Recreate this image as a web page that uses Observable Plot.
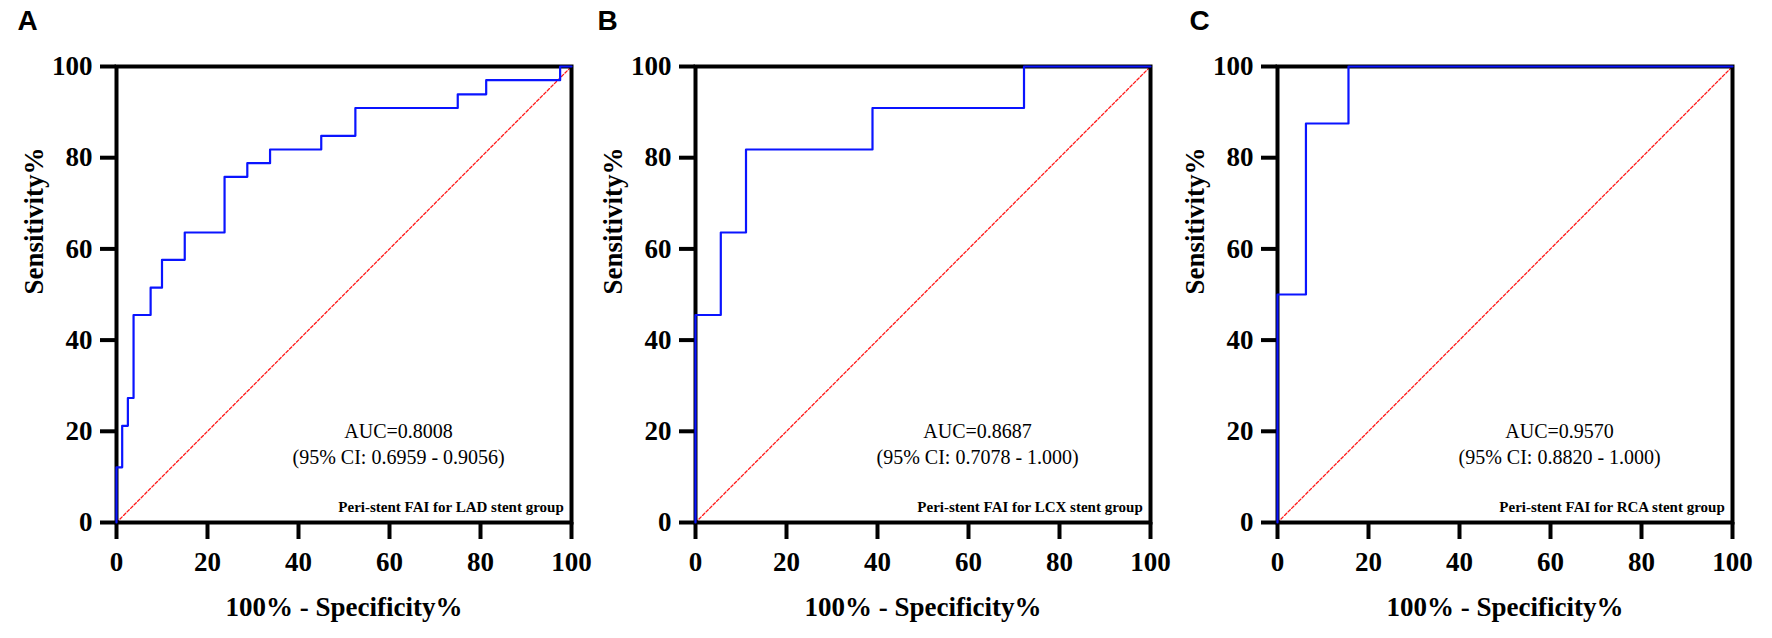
<!DOCTYPE html>
<html>
<head>
<meta charset="utf-8">
<script src="https://cdn.jsdelivr.net/npm/d3@7"></script>
<script src="https://cdn.jsdelivr.net/npm/@observablehq/plot@0.6"></script>
<style>
  html, body { margin: 0; padding: 0; background: white; }
  #row { display: flex; width: 1772px; height: 638px; }
  #row > div { flex: none; }
</style>
</head>
<body>
<div id="row"></div>
<script>
// ---- data ----
const panelLetters = ["A", "B", "C"];
const groupLabels = ["Peri-stent FAI for LAD stent group", "Peri-stent FAI for LCX stent group", "Peri-stent FAI for RCA stent group"];
const aucLabels = ["AUC=0.8008", "AUC=0.8687", "AUC=0.9570"];
const ciLabels = ["(95% CI: 0.6959 - 0.9056)", "(95% CI: 0.7078 - 1.000)", "(95% CI: 0.8820 - 1.000)"];

// ROC corner points: 100% - Specificity% (x) and Sensitivity% (y)
const fprA = [0, 0, 1.25, 2.5, 3.75, 7.5, 10, 15, 23.75, 28.75, 33.75, 45, 52.5, 75, 81.25, 97.5, 100];
const tprA = [0, 12.1, 21.2, 27.3, 45.5, 51.5, 57.6, 63.6, 75.8, 78.8, 81.8, 84.8, 90.9, 93.9, 97.0, 100, 100];
const fprB = [0, 0, 5.56, 11.1, 38.9, 72.2, 100];
const tprB = [0, 45.5, 63.6, 81.8, 90.9, 100, 100];
const fprC = [0, 0, 6.25, 15.6, 100];
const tprC = [0, 50, 87.5, 100, 100];

const referenceLine = [0, 100];        // chance diagonal (x = y)
const tickValues = [0, 20, 40, 60, 80, 100];
const xTitle = "100% - Specificity%";
const yTitle = "Sensitivity%";

// ---- layout ----
const svgWidths = [579, 582, 611];
const letterDx = [-99, -98, -88];
const serif = "Liberation Serif, Times New Roman, serif";

const curves = [[fprA, tprA], [fprB, tprB], [fprC, tprC]];
const row = document.getElementById("row");

curves.forEach(([fpr, tpr], i) => {
  const pts = fpr.map((x, k) => ({x, y: tpr[k]}));
  const diag = referenceLine.map(v => ({x: v, y: v}));
  const W = svgWidths[i];
  const chart = Plot.plot({
    width: W,
    height: 638,
    marginLeft: 116,
    marginRight: W - 116 - 455,
    marginTop: 66,
    marginBottom: 116,
    x: {domain: [0, 100], label: null},
    y: {domain: [0, 100], label: null},
    style: {fontFamily: serif, overflow: "visible", background: "transparent", color: "black"},
    marks: [
      Plot.axisX({ticks: tickValues, tickSize: 17, tickPadding: 12, strokeWidth: 4, fontSize: 27, fontWeight: "bold", fontFamily: serif, label: null}),
      Plot.axisY({ticks: tickValues, tickSize: 16, tickPadding: 8, strokeWidth: 4, fontSize: 27, fontWeight: "bold", fontFamily: serif, label: null}),
      Plot.line(diag, {x: "x", y: "y", stroke: "#ff1a1a", strokeWidth: 1.3, strokeDasharray: "3,2"}),
      Plot.frame({stroke: "black", strokeWidth: 4}),
      Plot.line(pts, {x: "x", y: "y", curve: "step-after", stroke: "#0a14ff", strokeWidth: 2.2}),
      Plot.text([aucLabels[i]], {x: () => 62, y: () => 20, text: d => d, fontSize: 20, fontWeight: "normal", fontFamily: serif, textAnchor: "middle", lineAnchor: "middle"}),
      Plot.text([ciLabels[i]], {x: () => 62, y: () => 14.2, text: d => d, fontSize: 20, fontWeight: "normal", fontFamily: serif, textAnchor: "middle", lineAnchor: "middle"}),
      Plot.text([groupLabels[i]], {x: () => 98.3, y: () => 3.4, text: d => d, fontSize: 15, fontWeight: "bold", fontFamily: serif, textAnchor: "end", lineAnchor: "middle"}),
      Plot.text([xTitle], {frameAnchor: "bottom", dy: 85, fontSize: 27, fontWeight: "bold", fontFamily: serif, lineAnchor: "middle"}),
      Plot.text([yTitle], {frameAnchor: "left", dx: -82, rotate: -90, fontSize: 27, fontWeight: "bold", fontFamily: serif, lineAnchor: "middle"}),
      Plot.text([panelLetters[i]], {frameAnchor: "top-left", dx: letterDx[i], dy: -45, textAnchor: "start", lineAnchor: "middle", fontSize: 28, fontWeight: "bold", fontFamily: "Liberation Sans, Arial, sans-serif"})
    ]
  });
  const wrap = document.createElement("div");
  wrap.style.width = W + "px";
  wrap.appendChild(chart);
  row.appendChild(wrap);
});
</script>
</body>
</html>
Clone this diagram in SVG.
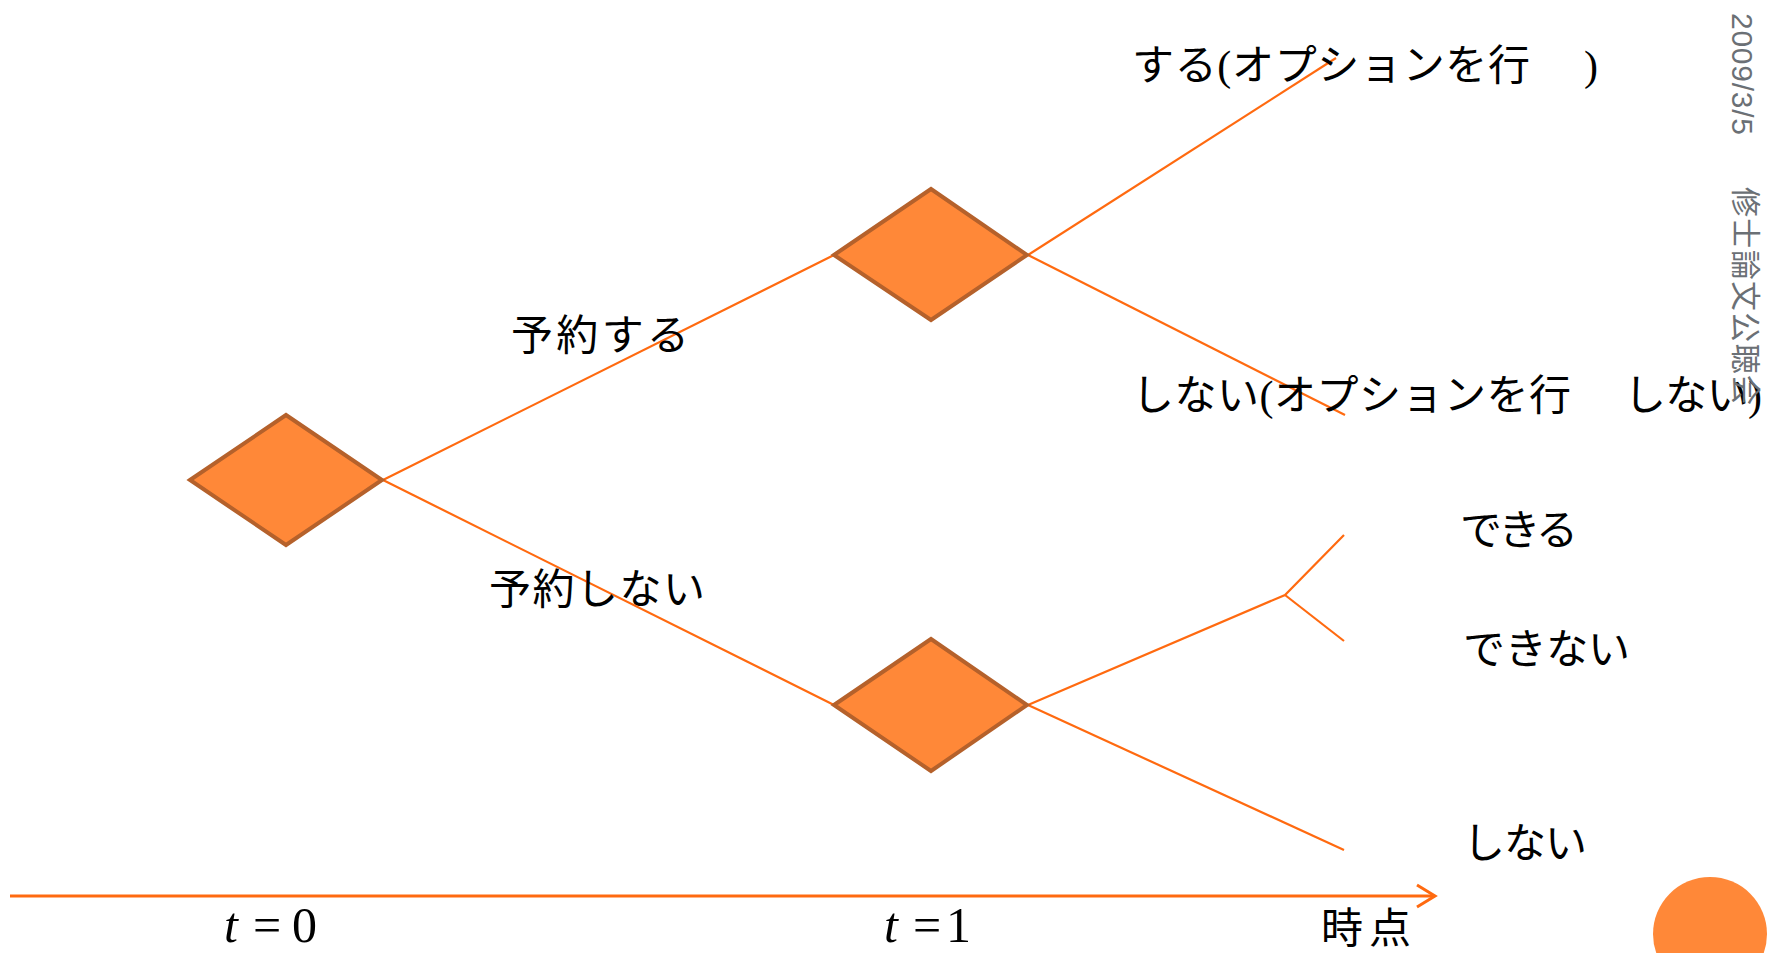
<svg xmlns="http://www.w3.org/2000/svg" width="1768" height="953" viewBox="0 0 1768 953">
<style>
.dia{fill:#FF8838;stroke:#B5612B;stroke-width:4;stroke-linejoin:miter}
.ln{stroke:#FF6A10;stroke-width:2.2;fill:none}
.jp{font-family:"Liberation Serif","Noto Sans CJK JP",serif;font-size:42px;fill:#000}
.tm{font-family:"Liberation Serif",serif;font-size:50px;fill:#000}
.side{font-family:"Liberation Sans","Noto Sans CJK JP",sans-serif;fill:#6B7075}
</style>
<rect width="1768" height="953" fill="#fff"/>
<g id="connectors">
<line class="ln" x1="383" y1="480" x2="834" y2="255"/>
<line class="ln" x1="383" y1="480" x2="834" y2="705"/>
<line class="ln" x1="1028" y1="255" x2="1336" y2="58"/>
<line class="ln" x1="1028" y1="255" x2="1345" y2="415"/>
<polyline class="ln" points="1028,705 1285,595 1344,535"/>
<line class="ln" x1="1285" y1="595" x2="1344" y2="641"/>
<line class="ln" x1="1028" y1="705" x2="1344" y2="850"/>
<g id="time-axis">
<line x1="10" y1="896" x2="1434" y2="896" stroke="#FF6A10" stroke-width="3"/>
<polyline points="1417,885 1435,896 1417,907" fill="none" stroke="#FF6A10" stroke-width="3"/>
</g>
</g>
<g id="node-t0"><polygon class="dia" points="190,480 286,415 382,480 286,545"/></g>
<g id="node-reserve"><polygon class="dia" points="834,255 931,189 1027,255 931,320"/></g>
<g id="node-noreserve"><polygon class="dia" points="834,705 931,639 1027,705 931,771"/></g>
<g id="labels">
<text class="jp" x="511" y="350" textLength="178">予約する</text>
<text class="jp" x="489" y="604" textLength="216">予約しない</text>
<text class="jp" x="1132" y="80" textLength="398">する(オプションを行</text>
<text class="jp" x="1584" y="80">)</text>
<text class="jp" x="1132" y="410" textLength="439">しない(オプションを行</text>
<text class="jp" x="1624" y="410" textLength="138">しない)</text>
<text class="jp" x="1460" y="545" textLength="118">できる</text>
<text class="jp" x="1463" y="664" textLength="167">できない</text>
<text class="jp" x="1463" y="858" textLength="124">しない</text>
<text class="jp" x="1321" y="943" textLength="90">時点</text>
<text class="tm" x="224" y="942" font-style="italic">t</text>
<text class="tm" x="253" y="942">=</text>
<text class="tm" x="292" y="942">0</text>
<text class="tm" x="884" y="942" font-style="italic">t</text>
<text class="tm" x="913" y="942">=</text>
<text class="tm" x="946" y="942">1</text>
</g>
<g id="side">
<text class="side" font-size="30" transform="translate(1732,13) rotate(90)" textLength="122">2009/3/5</text>
<text class="side" font-size="30" transform="translate(1735,187) rotate(90)" textLength="218">修士論文公聴会</text>
</g>
<circle id="deco" cx="1710" cy="934" r="57" fill="#FF8838"/>
</svg>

# # #

* _TASK BRIEF_
Transcribe the entries from their first line to the line that holds "const tprC = [0, 50, 87.5, 100, 100];", both included, and skip every picture.

* _CORRECT RESPONSE_
Recreate this image as a web page that uses Observable Plot.
<!DOCTYPE html>
<html>
<head>
<meta charset="utf-8">
<script src="https://cdn.jsdelivr.net/npm/d3@7"></script>
<script src="https://cdn.jsdelivr.net/npm/@observablehq/plot@0.6"></script>
<style>
  html, body { margin: 0; padding: 0; background: white; }
  #row { display: flex; width: 1772px; height: 638px; }
  #row > div { flex: none; }
</style>
</head>
<body>
<div id="row"></div>
<script>
// ---- data ----
const panelLetters = ["A", "B", "C"];
const groupLabels = ["Peri-stent FAI for LAD stent group", "Peri-stent FAI for LCX stent group", "Peri-stent FAI for RCA stent group"];
const aucLabels = ["AUC=0.8008", "AUC=0.8687", "AUC=0.9570"];
const ciLabels = ["(95% CI: 0.6959 - 0.9056)", "(95% CI: 0.7078 - 1.000)", "(95% CI: 0.8820 - 1.000)"];

// ROC corner points: 100% - Specificity% (x) and Sensitivity% (y)
const fprA = [0, 0, 1.25, 2.5, 3.75, 7.5, 10, 15, 23.75, 28.75, 33.75, 45, 52.5, 75, 81.25, 97.5, 100];
const tprA = [0, 12.1, 21.2, 27.3, 45.5, 51.5, 57.6, 63.6, 75.8, 78.8, 81.8, 84.8, 90.9, 93.9, 97.0, 100, 100];
const fprB = [0, 0, 5.56, 11.1, 38.9, 72.2, 100];
const tprB = [0, 45.5, 63.6, 81.8, 90.9, 100, 100];
const fprC = [0, 0, 6.25, 15.6, 100];
const tprC = [0, 50, 87.5, 100, 100];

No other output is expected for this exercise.